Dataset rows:
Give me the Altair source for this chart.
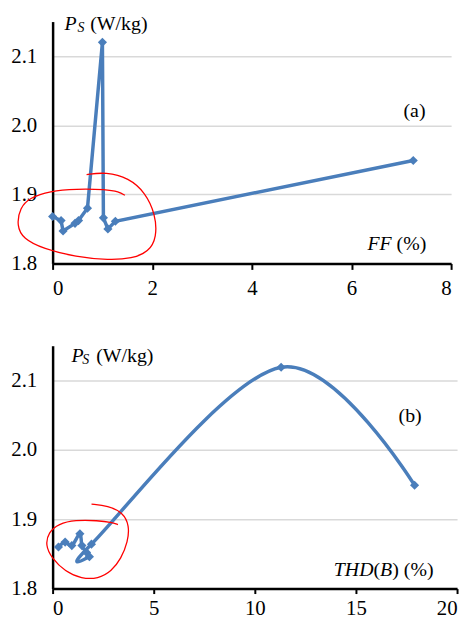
import altair as alt
import pandas as pd

# Panel (a): P_S vs FF
ff = [0.0, 0.17, 0.21, 0.45, 0.52, 0.70, 1.00, 1.02, 1.11, 1.26, 7.24]
ps_a = [1.868, 1.862, 1.847, 1.858, 1.862, 1.880, 2.120, 1.866, 1.850, 1.861, 1.949]

# Panel (b): P_S vs THD(B)
thd = [0.29, 0.62, 0.95, 1.35, 1.45, 1.68, 1.82, 1.92, 11.3, 17.9]
ps_b = [1.860, 1.867, 1.862, 1.879, 1.862, 1.852, 1.846, 1.864, 2.119, 1.949]

# Red hand-drawn loops (data coordinates)
loop_a_x = [0.682, 1.068, 1.531, 1.863, 2.062, 2.093, 1.928, 1.596, 1.133, 0.471, -0.193,
            -0.590, -0.722, -0.656, -0.457, -0.060, 0.471, 1.068, 1.332, 1.451]
loop_a_y = [1.9286, 1.9323, 1.9237, 1.9023, 1.8714, 1.838, 1.8166, 1.8071, 1.8047, 1.8094,
            1.8214, 1.8357, 1.8547, 1.8809, 1.8951, 1.9047, 1.908, 1.9071, 1.9037, 1.8986]
loop_b_x = [1.924, 2.741, 3.475, 3.798, 3.720, 3.392, 2.903, 2.252, 1.434, 0.617, -0.034,
            -0.362, -0.196, 0.294, 1.106, 2.252, 2.903, 3.231]
loop_b_y = [1.9216, 1.9193, 1.9098, 1.8909, 1.8672, 1.8435, 1.8246, 1.8142, 1.8142, 1.8246,
            1.8435, 1.8625, 1.8814, 1.8932, 1.8989, 1.898, 1.8956, 1.8923]

y_ticks = [1.8, 1.9, 2.0, 2.1]
xa_ticks = [0, 2, 4, 6, 8]
xb_ticks = [0, 5, 10, 15, 20]

BLUE = "#4A7EBB"
FONT = "Liberation Serif"

df_a = pd.DataFrame({"x": ff, "y": ps_a, "i": range(len(ff))})
df_b = pd.DataFrame({"x": thd, "y": ps_b, "i": range(len(thd))})
la = pd.DataFrame({"x": loop_a_x, "y": loop_a_y, "i": range(len(loop_a_x))})
lb = pd.DataFrame({"x": loop_b_x, "y": loop_b_y, "i": range(len(loop_b_x))})


def yscale():
    return alt.Scale(domain=[1.8, 2.15], nice=False, zero=False)


def yaxis():
    return alt.Axis(values=y_ticks, format=".1f", title=None, grid=True, gridColor="#d9d9d9",
                    gridWidth=1.5, ticks=False, domainColor="black", domainWidth=2.5,
                    labelFont=FONT, labelFontSize=21, labelColor="black", labelPadding=16)


def xaxis(vals, tick, pad):
    return alt.Axis(values=vals, title=None, grid=False, ticks=True, tickColor="black",
                    tickWidth=2, tickSize=tick, domainColor="black", domainWidth=2.5,
                    labelFont=FONT, labelFontSize=21, labelColor="black", labelPadding=pad)


def text(t, x, y, size=20, style="normal", align="left"):
    return alt.Chart(pd.DataFrame({"t": [t]})).mark_text(
        font=FONT, fontSize=size, fontStyle=style, align=align, baseline="alphabetic",
        color="black"
    ).encode(text="t:N", x=alt.value(x), y=alt.value(y))


def panel(df, loop, xdom, xvals, interp, w, h, texts, tick, pad):
    xs = alt.Scale(domain=xdom, nice=False, zero=False)
    base = alt.Chart(df)
    line = base.mark_line(color=BLUE, strokeWidth=3.5, interpolate=interp).encode(
        x=alt.X("x:Q", scale=xs, axis=xaxis(xvals, tick, pad)),
        y=alt.Y("y:Q", scale=yscale(), axis=yaxis()),
        order="i:Q",
    )
    pts = base.mark_point(shape="diamond", filled=True, size=85, color=BLUE, opacity=1).encode(
        x=alt.X("x:Q", scale=xs), y=alt.Y("y:Q", scale=yscale()))
    red = alt.Chart(loop).mark_line(color="red", strokeWidth=1.3, interpolate="basis").encode(
        x=alt.X("x:Q", scale=xs), y=alt.Y("y:Q", scale=yscale()), order="i:Q")
    return alt.layer(line, pts, red, *texts).properties(width=w, height=h)


texts_a = [
    text("P", 12, 9, 20, "italic"),
    text("S", 25, 11, 14, "italic"),
    text("(W/kg)", 38, 9, 20),
    text("(a)", 354, 96, 20),
    text("FF", 342, 230, 20, "italic", "right"),
    text(" (%)", 377, 230, 20, "normal", "right"),
]
texts_b = [
    text("P", 19, 16, 20, "italic"),
    text("S", 30, 18, 14, "italic"),
    text("(W/kg)", 44, 16, 20),
    text("(b)", 349, 77, 20),
    text("THD", 323.7, 232, 20, "italic", "right"),
    text("(", 330.4, 232, 20, "normal", "right"),
    text("B", 342.6, 232, 20, "italic", "right"),
    text(")", 349.3, 232, 20, "normal", "right"),
    text(" (%)", 384.3, 232, 20, "normal", "right"),
]

top = panel(df_a, la, [0, 8], xa_ticks, "linear", 402, 244, texts_a, 6, 8)
bottom = panel(df_b, lb, [0, 20], xb_ticks, "cardinal", 408, 245, texts_b, 5, 4)

chart = alt.vconcat(top, bottom, spacing=48).properties(
    padding={"left": 2, "top": 4, "right": 5, "bottom": 0}
).configure_view(stroke=None)

chart.save("out.html", embed_options={"renderer": "svg", "actions": False})
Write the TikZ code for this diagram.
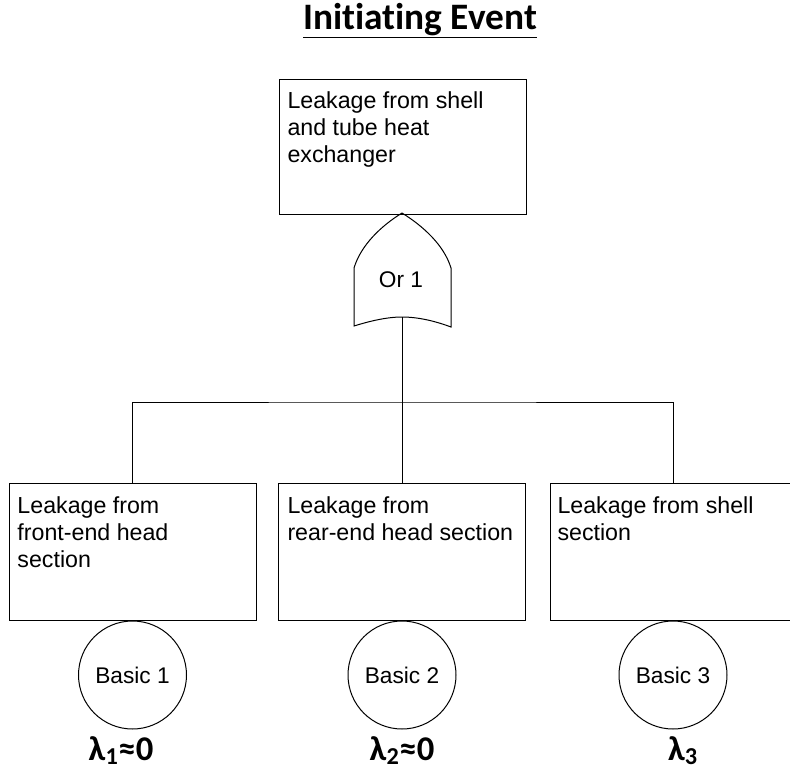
\documentclass[tikz,border=0pt]{standalone}
\usepackage{fontspec}
\setmainfont{Liberation Sans}
\newfontfamily\calfont[Ligatures=NoCommon]{Carlito}
\begin{document}
\begin{tikzpicture}[x=0.75pt,y=-0.75pt,
  line width=0.75pt,
  evbox/.style={draw,rectangle,inner sep=0pt,minimum width=247*0.75pt,minimum height=137*0.75pt},
  evtext/.style={anchor=north west,inner sep=0pt,align=left,font=\fontsize{17.4pt}{20.25pt}\selectfont},
  basic/.style={draw,circle,inner sep=0pt,minimum size=108*0.75pt,font=\fontsize{17pt}{20pt}\selectfont},
  lam/.style={anchor=base,inner sep=0pt,font=\calfont\bfseries\fontsize{26pt}{30pt}\selectfont}]
\useasboundingbox (0,0) rectangle (790,772);
\begin{scope}
\clip (0,0) rectangle (790,772);
% title
\node[anchor=base,inner sep=0pt,font=\calfont\bfseries\fontsize{28pt}{32pt}\selectfont] (title) at (420,29) {\underline{Initiating Event}};
% top event
\node[evbox,minimum height=135*0.75pt] (top) at (403,146.5) {};
\node[evtext] (toptxt) at (287,91) {Leakage from shell\\and tube heat\\exchanger};
% or gate
\coordinate (gt) at (402,213);
\coordinate (gb) at (402,317);
\draw (gt) .. controls (381,226) and (361,245) .. (354,268) -- (354,326)
      .. controls (370,321) and (387,317) .. (gb)
      .. controls (418,317) and (435,321) .. (451,327) -- (451,268)
      .. controls (444,245) and (423,226) .. (gt);
\node[inner sep=0pt,font=\fontsize{17pt}{20pt}\selectfont] (or1) at (401,280) {Or 1};
% basic events boxes
\node[evbox] (b1) at (132.5,551.5) {};
\node[evbox] (b2) at (402,551.5) {};
\node[evbox,minimum width=246*0.75pt] (b3) at (673,551.5) {};
\node[evtext] (t1) at (17,496) {Leakage from\\front-end head\\section};
\node[evtext] (t2) at (287,496) {Leakage from\\rear-end head section};
\node[evtext] (t3) at (557,496) {Leakage from shell\\section};
% connectors
\coordinate (bar) at (402,402);
\draw (gb) -- (bar);
\draw (b1.north) |- (bar) -| (b3.north);
\draw (bar) -- (b2.north);
% circles
\node[basic,anchor=north] (c1) at (b1.south) {Basic 1};
\node[basic,anchor=north] (c2) at (b2.south) {Basic 2};
\node[basic,anchor=north] (c3) at (b3.south) {Basic 3};
% lambdas
\node[lam] (l1) at (121,760) {λ\textsubscript{1}≈0};
\node[lam] (l2) at (402,760) {λ\textsubscript{2}≈0};
\node[lam] (l3) at (683,760) {λ\textsubscript{3}};
\end{scope}
\end{tikzpicture}
\end{document}
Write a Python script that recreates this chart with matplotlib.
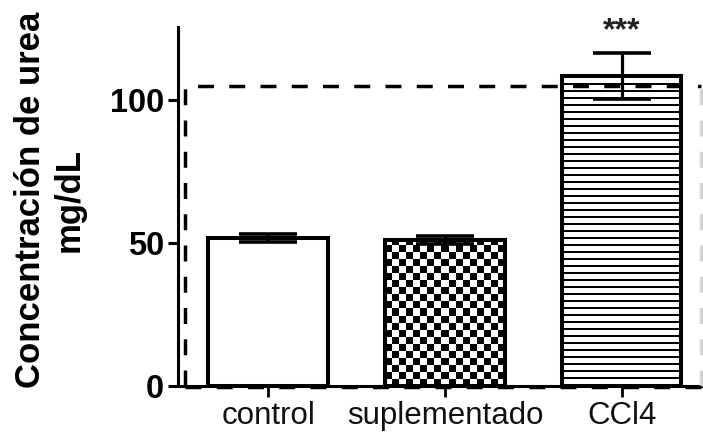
import numpy as np
import matplotlib
matplotlib.use("Agg")
import matplotlib.pyplot as plt

# ---- data ----
categories = ['control', 'suplementado', 'CCl4']
means = [51.9, 51.2, 108.3]
errors = [1.4, 1.4, 8.0]
patterns = ['none', 'checker', 'hlines']
stars = ['', '', '***']
reference_level = 105
yticks = [0, 50, 100]

plt.rcParams['font.family'] = ['Liberation Sans', 'DejaVu Sans']

W, H = 703, 432
fig = plt.figure(figsize=(W / 100, H / 100), dpi=100)
fig.patch.set_facecolor('white')
ax = fig.add_axes([178 / W, 1 - 386 / H, (703 - 178) / W, (386 - 27) / H])

x = np.arange(len(categories))
xlim = (-0.51, 2.46)
ylim = (0, 125.5)
ax.set_xlim(*xlim)
ax.set_ylim(*ylim)

bw = 0.675
bars = ax.bar(x, means, width=bw, facecolor='white', edgecolor='none', zorder=2)

# pattern fills as clipped images
for bar, pat in zip(bars, patterns):
    if pat == 'none':
        continue
    bx0, by0 = bar.get_x(), bar.get_y()
    bx1, by1 = bx0 + bar.get_width(), by0 + bar.get_height()
    (px0, py0), (px1, py1) = ax.transData.transform([(bx0, by0), (bx1, by1)])
    wpx, hpx = int(round(px1 - px0)), int(round(py1 - py0))
    ii, jj = np.mgrid[0:hpx, 0:wpx]
    if pat == 'checker':
        cell = 7
        arr = ((ii // cell + jj // cell) % 2).astype(float)
    else:
        arr = ((ii % 7) < 2).astype(float)
    im = ax.imshow(arr, extent=(bx0, bx1, by0, by1), origin='lower',
                   cmap='gray_r', vmin=0, vmax=1, interpolation='nearest',
                   aspect='auto', zorder=3)
    im.set_clip_path(bar)

ax.bar(x, means, width=bw, fill=False, edgecolor='black', linewidth=2.9, zorder=4)

ax.errorbar(x, means, yerr=errors, fmt='none', ecolor='black', elinewidth=2.3,
            capsize=21, capthick=2.6, zorder=5)

for xi, m, e, s in zip(x, means, errors, stars):
    if s:
        ax.text(xi, m + e + 2.6, s, ha='center', va='bottom', fontsize=23,
                fontweight='bold', color='#222222')

ax.set_xlim(*xlim)
ax.set_ylim(*ylim)

# dashed reference frame
dash = (0, (4.6, 4.4))
ax.plot([-0.47, -0.47, 2.45], [0, reference_level, reference_level],
        color='black', lw=2.5, linestyle=dash, zorder=6, clip_on=False,
        solid_capstyle='butt')
ax.plot([2.45, 2.45], [0, reference_level], color='#d4d4d4', lw=2.5,
        linestyle=dash, zorder=6, clip_on=False)
ax.plot([-0.47, 2.45], [-0.4, -0.4], color='black', lw=2.5,
        linestyle=dash, zorder=6, clip_on=False)

# axes styling
for side in ['top', 'right']:
    ax.spines[side].set_visible(False)
ax.spines['left'].set_linewidth(2.2)
ax.spines['bottom'].set_linewidth(2.2)
ax.set_yticks(yticks)
ax.set_yticklabels([str(t) for t in yticks], fontsize=23.5, fontweight='bold')
ax.set_xticks(x)
ax.set_xticklabels(categories, fontsize=22.5, color='#111111')
ax.tick_params(axis='y', length=7, width=2.2, pad=3)
ax.tick_params(axis='x', length=8, width=2.0, pad=3)

fig.text(50 / W, 1 - 200 / H, 'Concentración de urea\nmg/dL', rotation=90,
         ha='center', va='center', fontsize=25, fontweight='bold',
         multialignment='center', linespacing=1.2)

fig.savefig('out.png', dpi=100, facecolor='white')
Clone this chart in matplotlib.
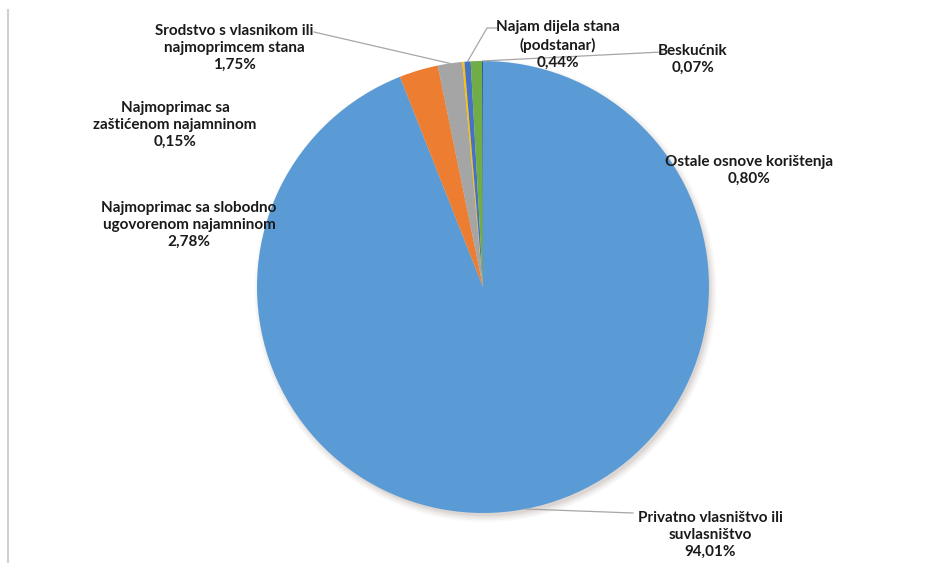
import matplotlib
matplotlib.use("Agg")
import matplotlib.pyplot as plt
import numpy as np
from matplotlib.patches import Circle

# ---- data ----
categories = [
    "Privatno vlasništvo ili\nsuvlasništvo",
    "Najmoprimac sa slobodno\nugovorenom najamninom",
    "Srodstvo s vlasnikom ili\nnajmoprimcem stana",
    "Najmoprimac sa\nzaštićenom najamninom",
    "Najam dijela stana\n(podstanar)",
    "Ostale osnove korištenja",
    "Beskućnik",
]
values = [94.01, 2.78, 1.75, 0.15, 0.44, 0.80, 0.07]
value_labels = ["94,01%", "2,78%", "1,75%", "0,15%", "0,44%", "0,80%", "0,07%"]
colors = ["#5B9BD5", "#ED7D31", "#A5A5A5", "#FFC000", "#4472C4", "#70AD47", "#255E91"]

W, H = 944, 563
fig = plt.figure(figsize=(W / 100, H / 100), dpi=100)
ax = fig.add_axes([0, 0, 1, 1])

def Y(y):
    return H - y

cx, cy, R = 483, Y(287), 226

# soft shadow
for i, a in enumerate([0.04, 0.05, 0.06, 0.08, 0.10]):
    ax.add_patch(Circle((cx + 2.5, cy - 4), R + 5 - i * 1.5, color="#8a7a6a", alpha=a, lw=0, zorder=0))

wedges, _ = ax.pie(values, colors=colors, startangle=90, counterclock=False,
                   center=(cx, cy), radius=R, wedgeprops=dict(linewidth=0))
for w in wedges:
    w.set_zorder(2)

ax.set_xlim(0, W)
ax.set_ylim(0, H)
ax.set_aspect("auto")
ax.axis("off")

# left border line
ax.plot([8, 8], [Y(10), Y(563)], color="#d0d0d0", lw=1.5, zorder=1)

# anchor points on wedge rim
cum = np.cumsum([0] + values[:-1])
total = sum(values)
def anchor(i):
    mid = cum[i] + values[i] / 2
    ang = np.deg2rad(90 - 360 * mid / total)
    return cx + R * np.cos(ang), cy + R * np.sin(ang)

# label layout (text centre x, middle y in image px)
label_pos = {
    0: (710, 535),
    1: (189, 225),
    2: (234, 48),
    3: (175, 125),
    4: (558, 45),
    5: (749, 170),
    6: (693, 59),
}
font = dict(family=["Lato", "DejaVu Sans"], fontweight="bold", fontsize=11, color="#1a1a1a")
for i, (tx, ty) in label_pos.items():
    ax.text(tx, Y(ty), categories[i] + "\n" + value_labels[i], ha="center", va="center",
            linespacing=1.27, zorder=5, **font)

# leader lines (anchor -> label end)
line_kw = dict(color="#a6a6a6", lw=0.9, zorder=3)
leaders = {
    0: [(633, 513)],
    2: [(314, 32)],
    4: [(487, 28), (497, 28)],
    6: [(662, 52)],
}
for i, pts in leaders.items():
    ax0, ay0 = anchor(i)
    xs = [ax0] + [p[0] for p in pts]
    ys = [ay0] + [Y(p[1]) for p in pts]
    ax.plot(xs, ys, **line_kw)

fig.savefig("out.png", dpi=100, facecolor="white")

DIRECTIVE: Repeat the lines exactly as they stand, from the opening line of the data through the line with "1.8435, 1.8625, 1.8814, 1.8932, 1.8989, 1.898, 1.8956, 1.8923]". Pictures stay out of the copy.

RESPONSE FOR THIS EXERCISE:
Give me the Altair source for this chart.
import altair as alt
import pandas as pd

# Panel (a): P_S vs FF
ff = [0.0, 0.17, 0.21, 0.45, 0.52, 0.70, 1.00, 1.02, 1.11, 1.26, 7.24]
ps_a = [1.868, 1.862, 1.847, 1.858, 1.862, 1.880, 2.120, 1.866, 1.850, 1.861, 1.949]

# Panel (b): P_S vs THD(B)
thd = [0.29, 0.62, 0.95, 1.35, 1.45, 1.68, 1.82, 1.92, 11.3, 17.9]
ps_b = [1.860, 1.867, 1.862, 1.879, 1.862, 1.852, 1.846, 1.864, 2.119, 1.949]

# Red hand-drawn loops (data coordinates)
loop_a_x = [0.682, 1.068, 1.531, 1.863, 2.062, 2.093, 1.928, 1.596, 1.133, 0.471, -0.193,
            -0.590, -0.722, -0.656, -0.457, -0.060, 0.471, 1.068, 1.332, 1.451]
loop_a_y = [1.9286, 1.9323, 1.9237, 1.9023, 1.8714, 1.838, 1.8166, 1.8071, 1.8047, 1.8094,
            1.8214, 1.8357, 1.8547, 1.8809, 1.8951, 1.9047, 1.908, 1.9071, 1.9037, 1.8986]
loop_b_x = [1.924, 2.741, 3.475, 3.798, 3.720, 3.392, 2.903, 2.252, 1.434, 0.617, -0.034,
            -0.362, -0.196, 0.294, 1.106, 2.252, 2.903, 3.231]
loop_b_y = [1.9216, 1.9193, 1.9098, 1.8909, 1.8672, 1.8435, 1.8246, 1.8142, 1.8142, 1.8246,
            1.8435, 1.8625, 1.8814, 1.8932, 1.8989, 1.898, 1.8956, 1.8923]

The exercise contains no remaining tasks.